StratifiedKFold(用于划分数据集):与我们机器学习课熟悉的KFold不同,KFold划分数据集的原理是根据n_split直接进行划分,而StratifiedKFold划分数据集,划分后的训练集和验证集中类别分布尽量和原数据集一样。而其传入的参数与KFold类似,为n_split,random_state以及shuffle,作用分别为确定划分个数,确定构建模型以及打乱数据。
Lightgbm(用于模型训练):GBDT (Gradient Boosting Decision Tree) 是机器学习中一个长盛不衰的模型,其主要思想是利用弱分类器(决策树)迭代训练以得到最优模型,该模型具有训练效果好、不易过拟合等优点。
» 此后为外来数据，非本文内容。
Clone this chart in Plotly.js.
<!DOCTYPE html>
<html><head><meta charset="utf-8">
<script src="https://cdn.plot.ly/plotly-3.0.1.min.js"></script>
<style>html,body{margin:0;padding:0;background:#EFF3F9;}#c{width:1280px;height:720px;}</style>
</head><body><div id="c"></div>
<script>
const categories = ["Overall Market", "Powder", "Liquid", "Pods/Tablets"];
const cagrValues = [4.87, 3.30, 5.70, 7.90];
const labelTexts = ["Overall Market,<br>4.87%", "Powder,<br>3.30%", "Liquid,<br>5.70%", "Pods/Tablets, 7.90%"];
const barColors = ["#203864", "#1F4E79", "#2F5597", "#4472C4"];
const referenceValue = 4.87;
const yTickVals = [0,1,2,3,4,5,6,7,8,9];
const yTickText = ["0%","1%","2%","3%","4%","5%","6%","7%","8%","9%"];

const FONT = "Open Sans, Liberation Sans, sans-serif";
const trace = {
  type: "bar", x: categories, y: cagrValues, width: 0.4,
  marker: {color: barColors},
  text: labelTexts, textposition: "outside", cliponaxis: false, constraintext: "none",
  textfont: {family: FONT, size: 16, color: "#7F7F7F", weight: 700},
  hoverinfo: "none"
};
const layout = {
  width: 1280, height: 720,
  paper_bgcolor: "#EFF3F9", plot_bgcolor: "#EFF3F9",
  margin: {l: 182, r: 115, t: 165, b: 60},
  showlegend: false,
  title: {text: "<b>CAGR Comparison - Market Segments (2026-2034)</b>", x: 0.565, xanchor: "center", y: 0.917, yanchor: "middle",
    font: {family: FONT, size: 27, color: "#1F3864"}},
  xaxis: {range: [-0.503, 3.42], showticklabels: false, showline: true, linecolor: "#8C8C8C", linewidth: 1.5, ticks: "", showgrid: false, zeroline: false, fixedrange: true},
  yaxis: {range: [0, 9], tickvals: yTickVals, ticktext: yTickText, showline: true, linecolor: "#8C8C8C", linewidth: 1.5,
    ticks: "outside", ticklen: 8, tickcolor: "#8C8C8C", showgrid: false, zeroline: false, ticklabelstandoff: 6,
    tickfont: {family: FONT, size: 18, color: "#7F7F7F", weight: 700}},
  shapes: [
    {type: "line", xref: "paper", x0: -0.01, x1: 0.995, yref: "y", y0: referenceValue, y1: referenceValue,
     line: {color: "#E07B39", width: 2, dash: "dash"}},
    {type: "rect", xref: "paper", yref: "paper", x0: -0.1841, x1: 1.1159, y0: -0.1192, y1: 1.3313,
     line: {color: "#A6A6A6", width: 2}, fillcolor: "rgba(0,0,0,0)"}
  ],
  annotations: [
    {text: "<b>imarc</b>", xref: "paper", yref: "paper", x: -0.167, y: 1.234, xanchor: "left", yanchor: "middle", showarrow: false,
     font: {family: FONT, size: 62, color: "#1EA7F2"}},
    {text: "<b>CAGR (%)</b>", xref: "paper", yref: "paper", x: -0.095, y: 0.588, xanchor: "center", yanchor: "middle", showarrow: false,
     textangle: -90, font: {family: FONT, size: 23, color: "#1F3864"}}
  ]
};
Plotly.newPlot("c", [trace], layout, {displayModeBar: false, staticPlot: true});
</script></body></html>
LightGBM(Light Gradient Boosting Machine)是一个实现GBDT算法的框架,支持高效率的并行训练,并且具有更快的训练速度、更低的内存消耗、更好的准确率、支持分布式可以快速处理海量数据等优点。
import pandas as pd
import numpy as np
import lightgbm as lgb
from sklearn.model_selection import StratifiedKFold
- Lightgbm:用于模型训练
StratufiedKFold:用于划分数据集
2.数据读取
train = pd.read_csv('E:/ccf返乡发展人员预测/dataTrain.csv')
test = pd.read_csv('E:/ccf返乡发展人员预测/dataA.csv')
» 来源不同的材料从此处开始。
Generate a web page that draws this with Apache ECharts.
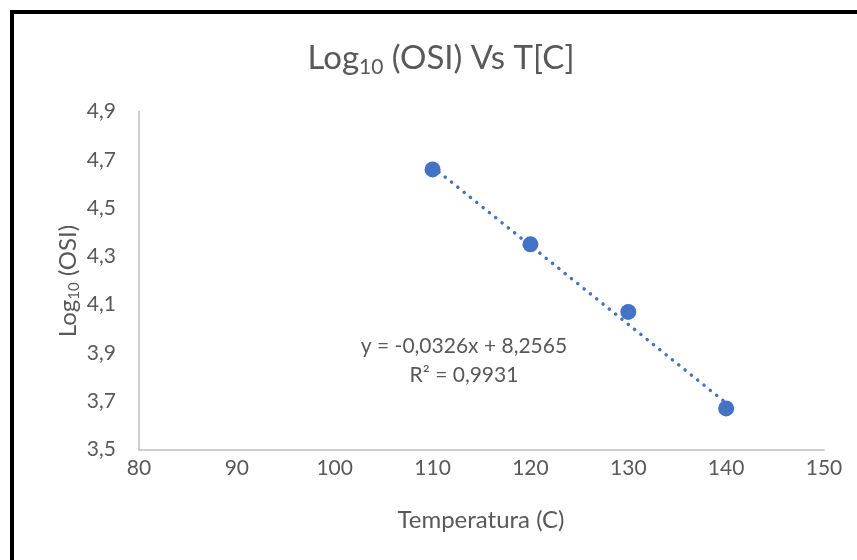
<!DOCTYPE html>
<html>
<head>
<meta charset="utf-8">
<script src="https://cdn.jsdelivr.net/npm/echarts@6/dist/echarts.min.js"></script>
<style>
html,body{margin:0;padding:0;background:#fff;}
#chart{width:857px;height:560px;}
</style>
</head>
<body>
<div id="chart"></div>
<script>
// ---- data ----
const temperatures = [110, 120, 130, 140];
const logOSI = [4.66, 4.35, 4.07, 3.67];
const trendSlope = -0.0326;
const trendIntercept = 8.2565;
const trendR2 = 0.9931;
const xTicks = [80, 90, 100, 110, 120, 130, 140, 150];
const yTicks = [3.5, 3.7, 3.9, 4.1, 4.3, 4.5, 4.7, 4.9];

const FONT = 'Lato, "Open Sans", sans-serif';
const GREY = '#595959';
const BLUE = '#4472C4';
const comma = (v, d) => v.toFixed(d).replace('.', ',');

const points = temperatures.map((t, i) => [t, logOSI[i]]);
const trendX = [temperatures[0], temperatures[temperatures.length - 1]];
const trend = trendX.map(x => [x, trendSlope * x + trendIntercept]);

const chart = echarts.init(document.getElementById('chart'), null, {renderer: 'canvas'});
chart.setOption({
  animation: false,
  backgroundColor: '#fff',
  grid: {left: 139, right: 33, top: 111.5, bottom: 110.5},
  xAxis: {
    type: 'value', min: xTicks[0], max: xTicks[xTicks.length - 1], interval: 10,
    axisLine: {show: true, lineStyle: {color: '#BFBFBF', width: 1.5}},
    axisTick: {show: false},
    splitLine: {show: false},
    axisLabel: {color: GREY, fontFamily: FONT, fontSize: 21, margin: 8,
      formatter: v => String(Math.round(v))}
  },
  yAxis: {
    type: 'value', min: yTicks[0], max: yTicks[yTicks.length - 1], interval: 0.2,
    axisLine: {show: true, lineStyle: {color: '#BFBFBF', width: 1.5}},
    axisTick: {show: false},
    splitLine: {show: false},
    axisLabel: {color: GREY, fontFamily: FONT, fontSize: 21, margin: 23,
      formatter: v => comma(v, 1)}
  },
  series: [
    {
      type: 'line', data: trend, showSymbol: false, symbol: 'none',
      lineStyle: {color: BLUE, width: 3.5, type: [0.1, 8], cap: 'round'},
      z: 1, silent: true
    },
    {
      type: 'scatter', data: points, symbol: 'circle', symbolSize: 16,
      itemStyle: {color: BLUE, opacity: 1}, z: 2
    }
  ],
  graphic: [
    {type: 'rect', shape: {x: 12, y: 12, width: 900, height: 600},
      style: {fill: null, stroke: '#000', lineWidth: 4}, z: 100},
    {type: 'text', x: 441, y: 58,
      style: {text: '{a|Log}{s|10}{a| (OSI) Vs T[C]}', align: 'center', verticalAlign: 'middle',
        rich: {
          a: {fontFamily: FONT, fontSize: 33, fill: GREY, color: GREY},
          s: {fontFamily: FONT, fontSize: 21, fill: GREY, color: GREY, padding: [18, 0, 0, 0]}
        }}},
    {type: 'text', x: 68, y: 281, rotation: Math.PI / 2,
      style: {text: '{a|Log}{s|10}{a| (OSI)}', align: 'center', verticalAlign: 'middle',
        rich: {
          a: {fontFamily: FONT, fontSize: 24, fill: GREY, color: GREY},
          s: {fontFamily: FONT, fontSize: 15, fill: GREY, color: GREY, padding: [13, 0, 0, 0]}
        }}},
    {type: 'text', x: 481, y: 520,
      style: {text: 'Temperatura (C)', align: 'center', verticalAlign: 'middle',
        fontFamily: FONT, fontSize: 24, fill: GREY}},
    {type: 'text', x: 464, y: 346,
      style: {text: 'y = ' + comma(trendSlope, 4) + 'x + ' + comma(trendIntercept, 4),
        align: 'center', verticalAlign: 'middle', fontFamily: FONT, fontSize: 21, fill: GREY}},
    {type: 'text', x: 464, y: 375,
      style: {text: 'R² = ' + comma(trendR2, 4),
        align: 'center', verticalAlign: 'middle', fontFamily: FONT, fontSize: 21, fill: GREY}}
  ]
});
</script>
</body>
</html>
train['f3'] = train['f3'].map({'low': 1, 'mid': 2, 'high': 3})
test['f3'] = test['f3'].map({'low': 1, 'mid': 2, 'high': 3})
3.建立额外特征
loc_f = ['f1', 'f2', 'f4', 'f5', 'f6']
for i in range(len(loc_f)):
for j in range(i + 1, len(loc_f)):
train[f'{loc_f[i]}+{loc_f[j]}'] = train[loc_f[i]] + train[loc_f[j]]
train[f'{loc_f[i]}-{loc_f[j]}'] = train[loc_f[i]] - train[loc_f[j]]
train[f'{loc_f[i]}*{loc_f[j]}'] = train[loc_f[i]] * train[loc_f[j]]
train[f'{loc_f[i]}/{loc_f[j]}'] = train[loc_f[i]] / train[loc_f[j]]
train[f'{loc_f[i]}&{loc_f[j]}'] = train[loc_f[i]] & train[loc_f[j]]
train[f'{loc_f[i]}|{loc_f[j]}'] = train[loc_f[i]] | train[loc_f[j]]
train[f'{loc_f[i]}^{loc_f[j]}'] = train[loc_f[i]] ^ train[loc_f[j]]
test[f'{loc_f[i]}+{loc_f[j]}'] = test[loc_f[i]] + test[loc_f[j]]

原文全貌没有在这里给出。